Besonders eingeprägt haben sich bei mir zwei Eindrücke:
Zum einen der sogenannte „Raum der Namen“. Dort sind über 84.000 Namen der Menschen verzeichnet, die im Konzentrationslager Mauthausen ermordet wurden. Neben der schieren Masse an Namen waren es vor allem die vielen Fotos, die mich bewegt haben. Sie zeigen Gesichter, geben den Opfern ihre Einzigartigkeit zurück und machen deutlich, dass hinter jeder Zahl ein Mensch mit Träumen und Familie stand.
Zum anderen das Gespräch mit einer Zeitzeugin. Ihre Mutter hatte zwei geflohene KZ-Häftlinge versteckt – mit der einfachen Begründung, dass auch sie Söhne im Krieg habe. Sie sah die Geflohenen nicht als Feinde, sondern als Menschen, für die irgendwo jemand hoffe, genau wie sie selbst. Dieser einfache, menschliche Gedanke, trotz allen damit verbundenen Risikos, hat mich tief beeindruckt.
Gleichzeitig gab es auch Momente, die mich irritiert haben. Viele Länder haben auf dem Gelände nationale Denkmäler errichtet – einige mit auffällig kriegerisch anmutenden Statuen. Irritierend war auch, dass bei Gedenkfeiern uniformierte Soldaten im Stechschritt Kränze niederlegten – gerade an einem Ort, an dem Uniformen einst eine andere Bedeutung hatten.
Die internationale Gedenkfeier selbst wirkte stellenweise inszeniert. Kameras richteten sich lange auf den spanischen König, während sämtliche politischen Vertreter namentlich genannt wurden – was dem Moment eine bürokratische Schwere gab.

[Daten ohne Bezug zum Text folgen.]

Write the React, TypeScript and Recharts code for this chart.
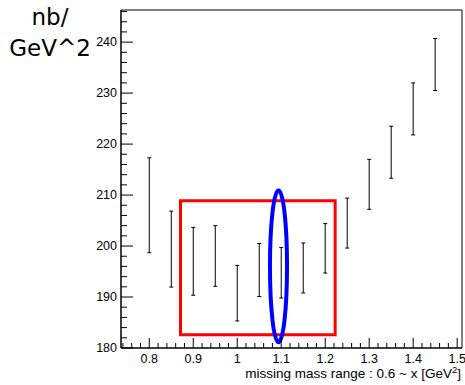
import { ScatterChart, Scatter, XAxis, YAxis, ErrorBar, ReferenceArea } from 'recharts';

// missing mass upper limit x [GeV^2]
const massPoints = [0.8, 0.85, 0.9, 0.95, 1.0, 1.05, 1.1, 1.15, 1.2, 1.25, 1.3, 1.35, 1.4, 1.45];
// cross section [nb/GeV^2] and its error
const crossSection = [208.0, 199.4, 197.0, 198.05, 190.75, 195.3, 194.75, 195.7, 199.55, 204.5, 212.1, 218.4, 226.9, 235.6];
const crossSectionErr = [9.3, 7.45, 6.65, 5.95, 5.45, 5.2, 4.95, 4.9, 4.85, 4.9, 4.9, 5.1, 5.1, 5.1];

const xDomain = [0.7357, 1.511];
const yDomain = [180, 246.3];

// ticks: minor every 0.02 / 2, labelled every 0.1 / 10
const xTicks: number[] = [];
for (let i = 37; i <= 75; i++) xTicks.push(i / 50);
const yTicks: number[] = [];
for (let v = 180; v <= 246; v += 2) yTicks.push(v);

// hand drawn marks on top of the plot
const boxX = [0.871, 1.2226];
const boxY = [182.6, 208.9];
const ovalX = [1.0744, 1.1132];
const ovalY = [181.14, 210.94];

const data = massPoints.map((x, i) => ({ x, y: crossSection[i], err: crossSectionErr[i] }));

const tickFont = '"Liberation Sans", Arial, sans-serif';

const XTick = (props: any) => {
  const { x, y, payload } = props;
  const v = payload.value;
  const major = Math.round(v * 100) % 10 === 0;
  return (
    <g>
      <line x1={x} y1={y} x2={x} y2={y - (major ? 10 : 5)} stroke="#000" />
      {major && (
        <text x={x} y={y + 15} textAnchor="middle" fontSize={12.5} fill="#000" fontFamily={tickFont}>
          {String(Math.round(v * 10) / 10)}
        </text>
      )}
    </g>
  );
};

const YTick = (props: any) => {
  const { x, y, payload } = props;
  const v = payload.value;
  const major = v % 10 === 0;
  return (
    <g>
      <line x1={x} y1={y} x2={x + (major ? 12 : 6)} y2={y} stroke="#000" />
      {major && (
        <text x={x - 4} y={y + 4.3} textAnchor="end" fontSize={12.5} fill="#000" fontFamily={tickFont}>
          {v}
        </text>
      )}
    </g>
  );
};

const YTitle = () => (
  <g fontFamily='"DejaVu Sans", sans-serif' fontSize={23} fill="#000">
    <text x={50} y={25} textAnchor="middle">nb/</text>
    <text x={50} y={56} textAnchor="middle">GeV^2</text>
  </g>
);

const XTitle = () => (
  <text x={461} y={378} textAnchor="end" fontSize={13.5} fill="#000" fontFamily={tickFont}>
    missing mass range : 0.6 ~ x [GeV<tspan dy={-5} fontSize={9.5}>2</tspan><tspan dy={5}>]</tspan>
  </text>
);

const Oval = (props: any) => {
  const { x, y, width, height } = props;
  return (
    <ellipse
      cx={x + width / 2}
      cy={y + height / 2}
      rx={width / 2}
      ry={height / 2}
      fill="none"
      stroke="#0000ff"
      strokeWidth={4}
    />
  );
};

export default function App() {
  return (
    <div style={{ position: 'absolute', left: 0, top: 0, background: '#fff' }}>
      <ScatterChart width={465} height={385} margin={{ top: 10, right: 3, bottom: 0, left: 0 }}>
        <XAxis
          type="number"
          dataKey="x"
          domain={xDomain}
          allowDataOverflow
          ticks={xTicks}
          interval={0}
          tick={<XTick />}
          tickLine={false}
          tickSize={0}
          tickMargin={0}
          height={37}
          axisLine={{ stroke: '#000' }}
          label={{ content: () => <XTitle /> }}
        />
        <YAxis
          type="number"
          dataKey="y"
          domain={yDomain}
          allowDataOverflow
          ticks={yTicks}
          interval={0}
          tick={<YTick />}
          tickLine={false}
          tickSize={0}
          tickMargin={0}
          width={121}
          axisLine={{ stroke: '#000' }}
          label={{ content: () => <YTitle /> }}
        />
        <ReferenceArea
          x1={xDomain[0]}
          x2={xDomain[1]}
          y1={yDomain[0]}
          y2={yDomain[1]}
          fill="none"
          stroke="#000"
          strokeWidth={1}
        />
        <Scatter data={data} isAnimationActive={false} shape={() => <g />}>
          <ErrorBar dataKey="err" direction="y" width={2} stroke="#000" strokeWidth={1} isAnimationActive={false} />
        </Scatter>
        <ReferenceArea
          x1={boxX[0]}
          x2={boxX[1]}
          y1={boxY[0]}
          y2={boxY[1]}
          fill="none"
          stroke="#ff0000"
          strokeWidth={3}
        />
        <ReferenceArea
          x1={ovalX[0]}
          x2={ovalX[1]}
          y1={ovalY[0]}
          y2={ovalY[1]}
          shape={<Oval />}
        />
      </ScatterChart>
    </div>
  );
}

Abschließend bleibt mir das Gefühl, eine wichtige Erfahrung gemacht zu haben, die ich jedem ans Herz legen kann. Besonderer Dank an Silas, Paul, Kilian, Leandra, Oriane, David, Helena, Lena und Frau Weiser – ihr habt dieses Wochenende, trotz der emotionalen Schwere, zu einer unvergesslichen Erfahrung gemacht.